Find multiple matches of this and that nucleotide

2019-08-10 00:57发布

问题:

I want find every incident of ATG...TAG or ATG...TAA. I have tried the following:

#!/usr/bin/perl
use warnings;
use strict; 

my $file = ('ATGCCCCCCCCCCCCCTAGATGAAAAAAAAAATAAATGAAAAATAGATGCCCCCCCCCCCCCCC');

while($file =~ /((?=(ATG\w+?TAG|ATG\w+?TAA))/g){ 
    print "$1\n";           
} 

which gives-

ATGCCCCCCCCCCCCCTAG
ATGAAAAAAAAAATAAATGAAAAATAG
ATGAAAAATAG

I want -

ATGCCCCCCCCCCCCCTAG
ATGAAAAAAAAAATAA
ATGAAAAATAG

What im doing wrong?

回答1:

You are actually very close, it appears from your statement above that you have two captures, when I think you really only want a single one; I also don't think you need the lookahead.

#!/usr/bin/perl
use warnings;
use strict;

my $file = ('ATGCCCCCCCCCCCCCTAGATGAAAAAAAAAATAAATGAAAAATAGATGCCCCCCCCCCCCCCC');

while($file =~ /(ATG\w+?TA[AG])/g){
    print "$1\n";
}

# output
# ATGCCCCCCCCCCCCCTAG
# ATGAAAAAAAAAATAA
# ATGAAAAATAG

Line by line:

ATG matches a literal ATG

\w+? optionally matches one or more characters

TA[AG] matches a literal TAA or TAG



回答2:

/(ATG\w+?TA[AG])/ works and is a bit more elegant than what FlyingFrog proposed ;-)

-bash-3.2$ perl
my $string = 'ATGCCCCCCCCCCCCCTAGATGAAAAAAAAAATAAATGAAAAATAGATGCCCCCCCCCCCCCCC';
my @matches = $string =~ /(ATG\w+?TA[AG])/g;
use Data::Dumper;
print Dumper \@matches;
$VAR1 = [
          'ATGCCCCCCCCCCCCCTAG',
          'ATGAAAAAAAAAATAA',
          'ATGAAAAATAG'
        ];


回答3:

Your code will find sequences starting with ATG and ending in TAG or TAA - whichever comes first.

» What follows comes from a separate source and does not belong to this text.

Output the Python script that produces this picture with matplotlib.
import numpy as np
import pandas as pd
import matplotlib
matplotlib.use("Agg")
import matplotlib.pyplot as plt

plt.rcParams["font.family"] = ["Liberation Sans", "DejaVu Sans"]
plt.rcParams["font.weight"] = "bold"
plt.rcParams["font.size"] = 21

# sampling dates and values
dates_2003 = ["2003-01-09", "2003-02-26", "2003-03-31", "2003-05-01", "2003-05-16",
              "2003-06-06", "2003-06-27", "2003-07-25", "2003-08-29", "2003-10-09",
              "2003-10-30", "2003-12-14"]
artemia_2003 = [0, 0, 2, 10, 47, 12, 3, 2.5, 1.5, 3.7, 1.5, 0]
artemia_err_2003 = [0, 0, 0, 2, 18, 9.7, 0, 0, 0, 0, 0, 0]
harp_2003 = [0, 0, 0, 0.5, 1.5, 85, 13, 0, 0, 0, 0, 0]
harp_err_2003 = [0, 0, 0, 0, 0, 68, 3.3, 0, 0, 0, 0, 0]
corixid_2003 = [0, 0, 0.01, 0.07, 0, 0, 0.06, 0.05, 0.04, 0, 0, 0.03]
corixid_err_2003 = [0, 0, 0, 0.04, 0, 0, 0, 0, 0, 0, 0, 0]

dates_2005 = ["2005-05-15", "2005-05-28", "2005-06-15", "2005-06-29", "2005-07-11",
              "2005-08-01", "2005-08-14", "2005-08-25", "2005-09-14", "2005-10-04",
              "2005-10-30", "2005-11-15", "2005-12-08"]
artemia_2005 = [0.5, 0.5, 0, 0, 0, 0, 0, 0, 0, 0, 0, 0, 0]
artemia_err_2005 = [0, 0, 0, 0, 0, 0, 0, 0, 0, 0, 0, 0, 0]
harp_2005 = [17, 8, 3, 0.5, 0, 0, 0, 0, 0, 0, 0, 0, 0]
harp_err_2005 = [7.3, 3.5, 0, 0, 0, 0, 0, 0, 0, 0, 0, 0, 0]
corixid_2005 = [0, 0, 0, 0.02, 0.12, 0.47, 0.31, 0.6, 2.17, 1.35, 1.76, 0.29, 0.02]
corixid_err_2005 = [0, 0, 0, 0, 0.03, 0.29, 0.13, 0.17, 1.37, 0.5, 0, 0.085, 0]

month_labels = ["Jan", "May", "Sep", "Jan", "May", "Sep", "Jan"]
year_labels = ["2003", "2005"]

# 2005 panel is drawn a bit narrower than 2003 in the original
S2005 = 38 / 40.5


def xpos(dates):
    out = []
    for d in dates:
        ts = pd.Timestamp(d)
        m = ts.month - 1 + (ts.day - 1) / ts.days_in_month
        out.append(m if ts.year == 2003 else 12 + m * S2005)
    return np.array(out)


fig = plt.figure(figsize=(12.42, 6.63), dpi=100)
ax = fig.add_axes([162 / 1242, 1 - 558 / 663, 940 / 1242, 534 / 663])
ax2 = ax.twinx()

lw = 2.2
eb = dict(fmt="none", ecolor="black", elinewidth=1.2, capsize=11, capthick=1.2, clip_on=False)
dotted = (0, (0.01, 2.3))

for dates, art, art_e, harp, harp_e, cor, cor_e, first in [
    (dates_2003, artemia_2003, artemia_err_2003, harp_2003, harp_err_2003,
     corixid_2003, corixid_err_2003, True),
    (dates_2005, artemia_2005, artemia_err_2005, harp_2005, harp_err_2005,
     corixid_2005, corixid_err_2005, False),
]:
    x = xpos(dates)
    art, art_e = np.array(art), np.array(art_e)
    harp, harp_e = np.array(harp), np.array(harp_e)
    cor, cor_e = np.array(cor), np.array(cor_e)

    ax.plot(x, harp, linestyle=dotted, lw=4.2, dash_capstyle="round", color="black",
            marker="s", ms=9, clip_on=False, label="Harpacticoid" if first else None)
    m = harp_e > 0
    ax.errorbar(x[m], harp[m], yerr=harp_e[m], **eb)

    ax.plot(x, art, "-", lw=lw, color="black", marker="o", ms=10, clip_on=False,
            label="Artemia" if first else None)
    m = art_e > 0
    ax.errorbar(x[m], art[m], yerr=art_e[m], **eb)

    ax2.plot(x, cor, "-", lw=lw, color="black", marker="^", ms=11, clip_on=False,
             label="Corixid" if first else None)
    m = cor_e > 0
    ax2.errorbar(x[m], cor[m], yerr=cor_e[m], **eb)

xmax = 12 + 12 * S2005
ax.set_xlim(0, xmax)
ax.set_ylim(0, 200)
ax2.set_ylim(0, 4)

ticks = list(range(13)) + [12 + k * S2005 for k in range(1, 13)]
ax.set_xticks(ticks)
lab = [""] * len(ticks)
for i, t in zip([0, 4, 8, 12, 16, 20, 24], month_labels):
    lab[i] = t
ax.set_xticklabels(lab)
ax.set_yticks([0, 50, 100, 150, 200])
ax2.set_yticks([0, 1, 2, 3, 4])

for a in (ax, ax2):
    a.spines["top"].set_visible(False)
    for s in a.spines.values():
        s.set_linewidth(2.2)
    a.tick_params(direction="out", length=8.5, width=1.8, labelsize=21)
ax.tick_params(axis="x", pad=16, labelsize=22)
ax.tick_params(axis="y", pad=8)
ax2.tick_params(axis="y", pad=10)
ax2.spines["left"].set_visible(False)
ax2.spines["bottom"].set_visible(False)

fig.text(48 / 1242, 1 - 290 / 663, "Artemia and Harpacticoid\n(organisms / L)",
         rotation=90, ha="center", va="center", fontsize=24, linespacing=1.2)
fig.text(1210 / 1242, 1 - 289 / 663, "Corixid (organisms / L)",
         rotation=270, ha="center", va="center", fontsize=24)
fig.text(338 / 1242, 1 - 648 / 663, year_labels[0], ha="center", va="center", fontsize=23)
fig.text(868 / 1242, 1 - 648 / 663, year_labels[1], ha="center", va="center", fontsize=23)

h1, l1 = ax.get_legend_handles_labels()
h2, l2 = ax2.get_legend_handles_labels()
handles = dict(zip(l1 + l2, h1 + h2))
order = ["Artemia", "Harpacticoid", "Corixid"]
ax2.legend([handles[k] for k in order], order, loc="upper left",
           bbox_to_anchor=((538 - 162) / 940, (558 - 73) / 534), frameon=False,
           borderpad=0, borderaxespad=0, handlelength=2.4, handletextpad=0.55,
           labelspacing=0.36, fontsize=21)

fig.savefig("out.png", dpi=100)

If you removed all the TAGs from your sequence, you would find the stretches that end in TAA. By making two capture groups (one for ATG...TAG and one for ATG...TAA) you will find all sequences.

#!/usr/bin/perl
use warnings;
use strict; 

my $file = ('ATGCCCCCCCCCCCCCTAGATGAAAAAAAAAATAAATGAAAAATAGATGCCCCCCCCCCCCCCC');

while($file =~ /(?=(ATG\w+?TAG))(?=(ATG\w+?TAA))/g){ # makes two capture groups 
    print "$1\n";
    print "$2\n";           
} 

Output:

ATGCCCCCCCCCCCCCTAG
ATGCCCCCCCCCCCCCTAGATGAAAAAAAAAATAA
ATGAAAAAAAAAATAAATGAAAAATAG
ATGAAAAAAAAAATAA

---- OR: ----

#!/usr/bin/perl
use warnings;
use strict; 

my $file = ('ATGCCCCCCCCCCCCCTAGATGAAAAAAAAAATAAATGAAAAATAGATGCCCCCCCCCCCCCCC');

while($file =~ /(?=(ATG\w+?TA[AG]))/g){ 
    print "$1\n";
} 

Output:

ATGCCCCCCCCCCCCCTAG
ATGAAAAAAAAAATAA
ATGAAAAATAG

Depending on what exactly you're after...